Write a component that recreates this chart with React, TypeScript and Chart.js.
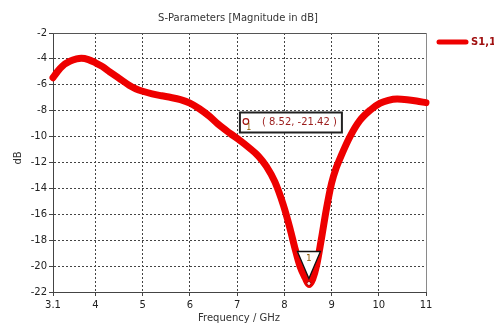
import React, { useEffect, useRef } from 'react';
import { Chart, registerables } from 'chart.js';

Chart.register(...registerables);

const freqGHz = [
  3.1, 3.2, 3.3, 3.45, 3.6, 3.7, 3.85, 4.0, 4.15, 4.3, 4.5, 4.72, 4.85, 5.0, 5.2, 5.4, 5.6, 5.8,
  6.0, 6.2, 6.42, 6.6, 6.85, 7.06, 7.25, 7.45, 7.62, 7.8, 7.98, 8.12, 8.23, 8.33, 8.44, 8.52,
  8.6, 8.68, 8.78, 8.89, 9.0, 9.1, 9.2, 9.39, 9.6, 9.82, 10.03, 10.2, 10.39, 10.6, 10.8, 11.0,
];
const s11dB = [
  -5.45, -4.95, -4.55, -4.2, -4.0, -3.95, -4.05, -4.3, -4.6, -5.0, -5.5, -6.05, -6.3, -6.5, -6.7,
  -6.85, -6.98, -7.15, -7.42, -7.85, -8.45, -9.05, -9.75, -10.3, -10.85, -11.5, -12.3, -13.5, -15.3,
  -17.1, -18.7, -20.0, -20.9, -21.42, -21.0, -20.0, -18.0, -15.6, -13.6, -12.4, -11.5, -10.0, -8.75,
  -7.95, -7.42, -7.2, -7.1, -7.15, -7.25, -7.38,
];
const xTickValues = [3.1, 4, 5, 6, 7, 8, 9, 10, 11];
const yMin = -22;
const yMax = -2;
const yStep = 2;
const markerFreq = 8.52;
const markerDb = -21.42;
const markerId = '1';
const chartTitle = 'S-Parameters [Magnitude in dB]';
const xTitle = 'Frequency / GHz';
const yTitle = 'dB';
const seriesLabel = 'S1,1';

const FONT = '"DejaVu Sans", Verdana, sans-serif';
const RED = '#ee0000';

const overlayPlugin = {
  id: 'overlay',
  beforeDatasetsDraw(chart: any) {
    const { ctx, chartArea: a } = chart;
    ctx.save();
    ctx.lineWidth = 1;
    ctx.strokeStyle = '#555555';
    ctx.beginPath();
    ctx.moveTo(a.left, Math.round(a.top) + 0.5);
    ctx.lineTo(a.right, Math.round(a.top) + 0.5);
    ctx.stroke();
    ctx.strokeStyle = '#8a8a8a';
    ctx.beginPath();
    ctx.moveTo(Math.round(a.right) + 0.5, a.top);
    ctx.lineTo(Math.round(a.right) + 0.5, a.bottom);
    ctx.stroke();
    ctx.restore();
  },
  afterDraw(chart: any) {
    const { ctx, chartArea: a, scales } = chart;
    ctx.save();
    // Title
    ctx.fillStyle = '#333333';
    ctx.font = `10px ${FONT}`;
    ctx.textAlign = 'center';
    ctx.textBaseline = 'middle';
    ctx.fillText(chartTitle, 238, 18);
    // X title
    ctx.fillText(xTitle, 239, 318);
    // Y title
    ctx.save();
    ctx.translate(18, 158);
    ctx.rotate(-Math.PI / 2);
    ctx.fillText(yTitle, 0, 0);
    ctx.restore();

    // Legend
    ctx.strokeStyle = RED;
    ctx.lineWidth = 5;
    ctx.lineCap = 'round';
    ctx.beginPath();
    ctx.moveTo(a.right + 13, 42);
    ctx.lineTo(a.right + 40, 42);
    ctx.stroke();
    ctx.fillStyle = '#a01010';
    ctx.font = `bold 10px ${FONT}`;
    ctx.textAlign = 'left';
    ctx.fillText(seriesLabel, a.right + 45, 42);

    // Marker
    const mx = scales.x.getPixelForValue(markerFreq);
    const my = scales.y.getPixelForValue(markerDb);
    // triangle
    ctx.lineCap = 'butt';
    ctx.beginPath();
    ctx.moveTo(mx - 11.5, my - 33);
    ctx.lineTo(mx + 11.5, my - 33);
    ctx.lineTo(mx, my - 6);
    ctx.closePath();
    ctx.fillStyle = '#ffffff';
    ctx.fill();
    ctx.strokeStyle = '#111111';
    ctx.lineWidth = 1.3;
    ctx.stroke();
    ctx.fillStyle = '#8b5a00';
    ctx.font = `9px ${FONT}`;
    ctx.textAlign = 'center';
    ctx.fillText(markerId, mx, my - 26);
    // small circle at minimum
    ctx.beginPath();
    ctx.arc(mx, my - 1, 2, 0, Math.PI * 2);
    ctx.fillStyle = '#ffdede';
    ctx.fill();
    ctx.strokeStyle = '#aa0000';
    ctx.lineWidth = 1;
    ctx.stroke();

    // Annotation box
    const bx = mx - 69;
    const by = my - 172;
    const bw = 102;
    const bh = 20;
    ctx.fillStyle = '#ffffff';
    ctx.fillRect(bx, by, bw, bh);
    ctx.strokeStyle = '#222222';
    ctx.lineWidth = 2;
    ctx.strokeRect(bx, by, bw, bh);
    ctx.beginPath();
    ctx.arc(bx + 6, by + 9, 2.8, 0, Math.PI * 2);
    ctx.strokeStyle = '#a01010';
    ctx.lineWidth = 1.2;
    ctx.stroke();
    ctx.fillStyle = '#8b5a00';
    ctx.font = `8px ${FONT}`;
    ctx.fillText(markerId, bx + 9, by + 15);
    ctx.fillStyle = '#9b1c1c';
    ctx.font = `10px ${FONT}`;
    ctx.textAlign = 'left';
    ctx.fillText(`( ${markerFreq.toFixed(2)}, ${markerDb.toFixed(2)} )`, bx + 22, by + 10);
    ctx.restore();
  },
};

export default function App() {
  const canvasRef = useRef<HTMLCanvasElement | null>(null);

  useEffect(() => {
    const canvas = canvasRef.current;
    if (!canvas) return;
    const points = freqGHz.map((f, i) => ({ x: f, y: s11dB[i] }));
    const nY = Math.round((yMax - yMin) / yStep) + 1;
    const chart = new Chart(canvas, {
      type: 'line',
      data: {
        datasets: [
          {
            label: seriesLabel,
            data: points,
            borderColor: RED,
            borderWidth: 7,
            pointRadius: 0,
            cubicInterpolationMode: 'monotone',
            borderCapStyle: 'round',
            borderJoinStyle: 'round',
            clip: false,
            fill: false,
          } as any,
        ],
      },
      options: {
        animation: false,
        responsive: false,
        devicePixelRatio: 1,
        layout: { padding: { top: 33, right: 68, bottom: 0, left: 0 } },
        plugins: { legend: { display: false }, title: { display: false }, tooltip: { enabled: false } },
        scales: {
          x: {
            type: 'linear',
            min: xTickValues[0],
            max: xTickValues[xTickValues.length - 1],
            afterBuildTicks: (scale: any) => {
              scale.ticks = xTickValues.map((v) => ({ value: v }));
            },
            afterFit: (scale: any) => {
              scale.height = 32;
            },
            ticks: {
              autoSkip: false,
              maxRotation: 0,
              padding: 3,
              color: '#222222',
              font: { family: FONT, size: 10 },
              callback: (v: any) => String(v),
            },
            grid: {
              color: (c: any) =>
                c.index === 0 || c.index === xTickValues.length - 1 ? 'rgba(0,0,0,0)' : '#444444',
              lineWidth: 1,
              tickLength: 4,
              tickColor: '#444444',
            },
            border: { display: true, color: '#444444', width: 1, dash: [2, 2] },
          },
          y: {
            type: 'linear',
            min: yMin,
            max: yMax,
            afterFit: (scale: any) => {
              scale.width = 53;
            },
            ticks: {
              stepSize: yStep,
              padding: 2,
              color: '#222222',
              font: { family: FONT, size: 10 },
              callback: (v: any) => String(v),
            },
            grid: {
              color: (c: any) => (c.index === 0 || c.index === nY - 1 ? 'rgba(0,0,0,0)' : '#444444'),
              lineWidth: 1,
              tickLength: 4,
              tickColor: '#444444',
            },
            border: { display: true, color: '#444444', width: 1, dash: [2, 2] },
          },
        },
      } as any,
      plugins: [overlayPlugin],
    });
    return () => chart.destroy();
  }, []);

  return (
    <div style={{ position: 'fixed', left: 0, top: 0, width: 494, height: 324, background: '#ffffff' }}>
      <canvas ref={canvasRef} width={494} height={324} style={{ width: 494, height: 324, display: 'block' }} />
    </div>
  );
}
============================================================
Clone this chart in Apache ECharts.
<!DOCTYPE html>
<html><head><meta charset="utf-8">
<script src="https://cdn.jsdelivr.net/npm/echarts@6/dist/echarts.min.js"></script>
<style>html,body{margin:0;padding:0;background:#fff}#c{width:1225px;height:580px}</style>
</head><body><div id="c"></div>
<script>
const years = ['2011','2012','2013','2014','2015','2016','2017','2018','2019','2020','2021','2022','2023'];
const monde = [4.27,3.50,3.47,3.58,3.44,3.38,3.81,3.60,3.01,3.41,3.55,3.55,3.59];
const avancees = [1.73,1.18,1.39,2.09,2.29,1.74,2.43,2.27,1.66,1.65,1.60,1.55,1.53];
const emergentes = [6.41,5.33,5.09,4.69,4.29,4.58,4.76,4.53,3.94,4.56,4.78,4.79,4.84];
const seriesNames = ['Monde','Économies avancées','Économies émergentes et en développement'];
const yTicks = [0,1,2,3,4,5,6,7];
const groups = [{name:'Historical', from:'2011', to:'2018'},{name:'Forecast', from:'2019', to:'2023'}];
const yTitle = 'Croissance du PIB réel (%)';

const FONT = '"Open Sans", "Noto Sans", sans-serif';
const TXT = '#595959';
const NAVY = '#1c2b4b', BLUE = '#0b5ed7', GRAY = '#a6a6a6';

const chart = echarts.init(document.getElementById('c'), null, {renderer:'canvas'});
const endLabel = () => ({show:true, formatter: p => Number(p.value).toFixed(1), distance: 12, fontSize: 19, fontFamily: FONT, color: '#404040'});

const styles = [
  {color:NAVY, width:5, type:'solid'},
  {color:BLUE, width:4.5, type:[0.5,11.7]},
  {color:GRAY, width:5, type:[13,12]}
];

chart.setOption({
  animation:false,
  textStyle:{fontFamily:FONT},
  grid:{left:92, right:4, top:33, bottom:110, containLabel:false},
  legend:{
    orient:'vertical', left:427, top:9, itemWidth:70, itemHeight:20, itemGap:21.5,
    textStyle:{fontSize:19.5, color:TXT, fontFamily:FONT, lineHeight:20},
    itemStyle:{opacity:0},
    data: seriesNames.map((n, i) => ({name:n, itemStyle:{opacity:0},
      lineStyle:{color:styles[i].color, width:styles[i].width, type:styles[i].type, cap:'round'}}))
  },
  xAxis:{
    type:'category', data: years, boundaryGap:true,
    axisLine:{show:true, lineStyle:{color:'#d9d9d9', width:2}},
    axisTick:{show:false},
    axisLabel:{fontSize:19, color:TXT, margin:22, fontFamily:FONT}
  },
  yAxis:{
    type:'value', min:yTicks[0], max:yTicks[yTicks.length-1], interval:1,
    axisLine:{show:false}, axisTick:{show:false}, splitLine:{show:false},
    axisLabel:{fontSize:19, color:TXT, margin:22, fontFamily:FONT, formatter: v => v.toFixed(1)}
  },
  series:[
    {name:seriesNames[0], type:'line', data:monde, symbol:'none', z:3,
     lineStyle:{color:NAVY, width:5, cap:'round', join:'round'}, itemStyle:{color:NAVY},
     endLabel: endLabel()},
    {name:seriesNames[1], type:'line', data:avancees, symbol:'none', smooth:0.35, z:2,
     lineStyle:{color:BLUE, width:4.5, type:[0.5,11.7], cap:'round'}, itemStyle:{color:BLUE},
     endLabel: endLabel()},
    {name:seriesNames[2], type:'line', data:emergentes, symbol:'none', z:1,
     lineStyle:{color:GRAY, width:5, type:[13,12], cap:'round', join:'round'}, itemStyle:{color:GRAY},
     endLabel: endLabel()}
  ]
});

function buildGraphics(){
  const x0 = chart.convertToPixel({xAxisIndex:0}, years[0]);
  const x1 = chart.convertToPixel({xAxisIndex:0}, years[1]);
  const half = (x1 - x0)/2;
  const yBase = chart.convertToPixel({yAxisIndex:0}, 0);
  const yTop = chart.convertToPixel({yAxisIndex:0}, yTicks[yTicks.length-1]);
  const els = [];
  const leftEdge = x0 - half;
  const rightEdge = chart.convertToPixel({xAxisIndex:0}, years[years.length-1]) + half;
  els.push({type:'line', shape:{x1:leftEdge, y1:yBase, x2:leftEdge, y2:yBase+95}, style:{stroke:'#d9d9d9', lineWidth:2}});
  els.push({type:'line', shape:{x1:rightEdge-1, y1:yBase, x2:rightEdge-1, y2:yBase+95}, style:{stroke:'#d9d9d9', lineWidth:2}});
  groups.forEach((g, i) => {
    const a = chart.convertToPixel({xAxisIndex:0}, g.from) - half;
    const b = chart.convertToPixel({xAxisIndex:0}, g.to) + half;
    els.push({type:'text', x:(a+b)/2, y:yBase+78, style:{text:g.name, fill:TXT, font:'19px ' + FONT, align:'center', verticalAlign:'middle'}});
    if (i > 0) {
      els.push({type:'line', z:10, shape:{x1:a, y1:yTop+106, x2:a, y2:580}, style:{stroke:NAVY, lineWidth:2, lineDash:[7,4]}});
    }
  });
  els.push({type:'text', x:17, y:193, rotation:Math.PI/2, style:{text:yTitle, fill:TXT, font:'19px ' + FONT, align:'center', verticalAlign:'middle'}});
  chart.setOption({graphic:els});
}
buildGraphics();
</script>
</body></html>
============================================================
## Written instruction
Copy nothing but the lines above that run from the one with "Write a component" to the one with "const seriesLabel = 'S1,1';", ends included; pictures stay out.

## Solution below
Write a component that recreates this chart with React, TypeScript and Chart.js.
import React, { useEffect, useRef } from 'react';
import { Chart, registerables } from 'chart.js';

Chart.register(...registerables);

const freqGHz = [
  3.1, 3.2, 3.3, 3.45, 3.6, 3.7, 3.85, 4.0, 4.15, 4.3, 4.5, 4.72, 4.85, 5.0, 5.2, 5.4, 5.6, 5.8,
  6.0, 6.2, 6.42, 6.6, 6.85, 7.06, 7.25, 7.45, 7.62, 7.8, 7.98, 8.12, 8.23, 8.33, 8.44, 8.52,
  8.6, 8.68, 8.78, 8.89, 9.0, 9.1, 9.2, 9.39, 9.6, 9.82, 10.03, 10.2, 10.39, 10.6, 10.8, 11.0,
];
const s11dB = [
  -5.45, -4.95, -4.55, -4.2, -4.0, -3.95, -4.05, -4.3, -4.6, -5.0, -5.5, -6.05, -6.3, -6.5, -6.7,
  -6.85, -6.98, -7.15, -7.42, -7.85, -8.45, -9.05, -9.75, -10.3, -10.85, -11.5, -12.3, -13.5, -15.3,
  -17.1, -18.7, -20.0, -20.9, -21.42, -21.0, -20.0, -18.0, -15.6, -13.6, -12.4, -11.5, -10.0, -8.75,
  -7.95, -7.42, -7.2, -7.1, -7.15, -7.25, -7.38,
];
const xTickValues = [3.1, 4, 5, 6, 7, 8, 9, 10, 11];
const yMin = -22;
const yMax = -2;
const yStep = 2;
const markerFreq = 8.52;
const markerDb = -21.42;
const markerId = '1';
const chartTitle = 'S-Parameters [Magnitude in dB]';
const xTitle = 'Frequency / GHz';
const yTitle = 'dB';
const seriesLabel = 'S1,1';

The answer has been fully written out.